LISTED RECORDS
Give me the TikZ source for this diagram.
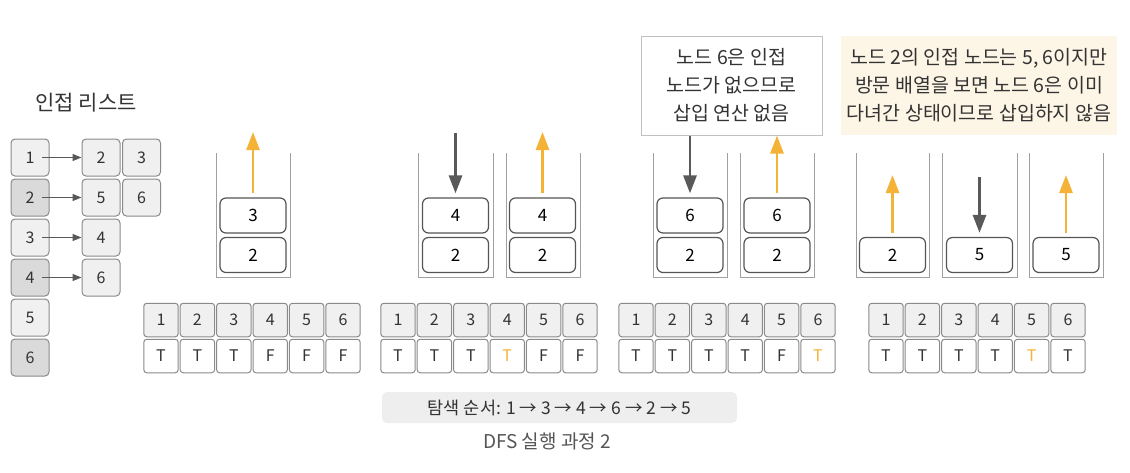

--

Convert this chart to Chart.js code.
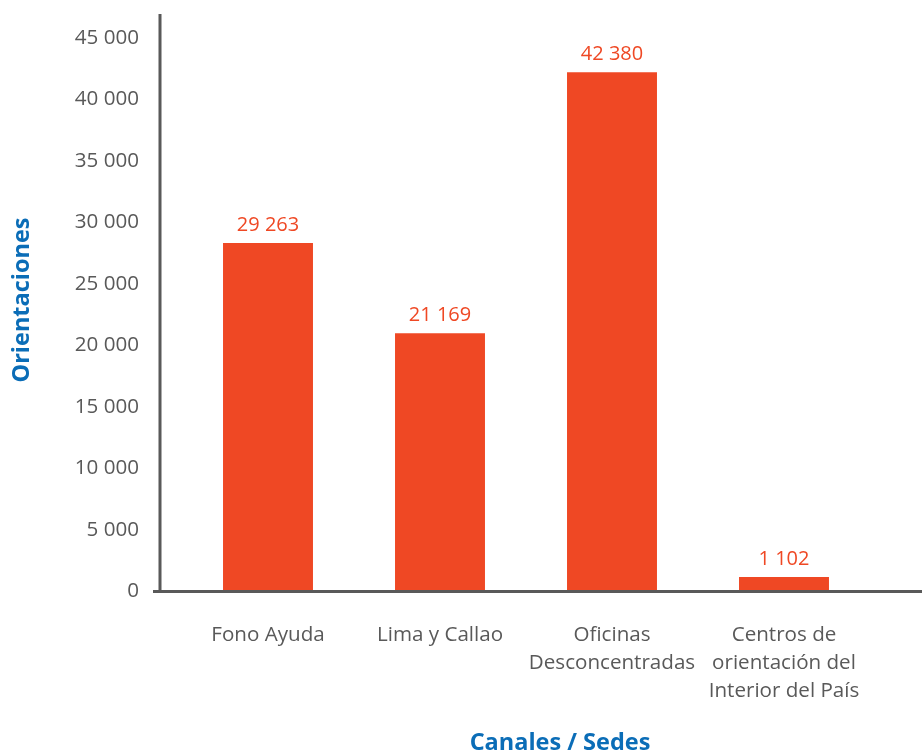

* * *

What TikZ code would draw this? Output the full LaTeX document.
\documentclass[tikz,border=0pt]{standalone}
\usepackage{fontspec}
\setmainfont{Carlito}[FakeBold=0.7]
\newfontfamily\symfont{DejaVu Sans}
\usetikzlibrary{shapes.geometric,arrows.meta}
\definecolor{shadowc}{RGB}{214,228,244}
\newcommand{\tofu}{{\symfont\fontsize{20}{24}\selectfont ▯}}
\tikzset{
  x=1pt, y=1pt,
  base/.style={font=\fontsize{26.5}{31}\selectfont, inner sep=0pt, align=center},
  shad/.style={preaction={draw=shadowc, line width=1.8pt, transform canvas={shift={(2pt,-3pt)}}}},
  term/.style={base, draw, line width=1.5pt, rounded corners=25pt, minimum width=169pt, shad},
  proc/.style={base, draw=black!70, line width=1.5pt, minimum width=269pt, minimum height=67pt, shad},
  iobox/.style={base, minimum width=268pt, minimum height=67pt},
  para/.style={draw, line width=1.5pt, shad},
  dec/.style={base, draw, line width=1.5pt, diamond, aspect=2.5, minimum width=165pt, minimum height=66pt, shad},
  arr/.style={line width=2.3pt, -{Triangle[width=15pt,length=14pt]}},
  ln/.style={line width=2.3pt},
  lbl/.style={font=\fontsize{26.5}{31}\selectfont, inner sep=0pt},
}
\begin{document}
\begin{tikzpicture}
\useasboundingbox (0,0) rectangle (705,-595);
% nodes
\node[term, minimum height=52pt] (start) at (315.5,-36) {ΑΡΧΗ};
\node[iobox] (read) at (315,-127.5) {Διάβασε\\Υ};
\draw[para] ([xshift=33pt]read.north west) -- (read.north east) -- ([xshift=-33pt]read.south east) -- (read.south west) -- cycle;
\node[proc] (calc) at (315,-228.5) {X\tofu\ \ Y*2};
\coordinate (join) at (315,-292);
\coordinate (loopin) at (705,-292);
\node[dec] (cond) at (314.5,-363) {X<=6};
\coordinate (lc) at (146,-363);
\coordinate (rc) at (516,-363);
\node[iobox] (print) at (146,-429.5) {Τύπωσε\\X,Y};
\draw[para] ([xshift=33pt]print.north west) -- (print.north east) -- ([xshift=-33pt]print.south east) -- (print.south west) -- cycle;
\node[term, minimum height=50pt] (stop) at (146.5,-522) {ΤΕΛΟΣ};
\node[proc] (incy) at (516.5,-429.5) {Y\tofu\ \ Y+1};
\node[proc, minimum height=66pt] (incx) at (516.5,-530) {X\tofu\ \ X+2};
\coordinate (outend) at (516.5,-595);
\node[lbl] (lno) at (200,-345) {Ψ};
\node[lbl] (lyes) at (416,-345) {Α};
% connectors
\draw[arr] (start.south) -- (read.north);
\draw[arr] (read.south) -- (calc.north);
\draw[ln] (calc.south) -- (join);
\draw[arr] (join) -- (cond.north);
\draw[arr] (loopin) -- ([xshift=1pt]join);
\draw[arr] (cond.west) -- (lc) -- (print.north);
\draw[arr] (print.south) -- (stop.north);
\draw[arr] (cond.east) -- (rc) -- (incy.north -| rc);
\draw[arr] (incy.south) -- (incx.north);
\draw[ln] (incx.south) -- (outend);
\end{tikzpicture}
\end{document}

THE PROBLEM
Write only the number of lines in the records that include the word "this".

FINAL RESULT
3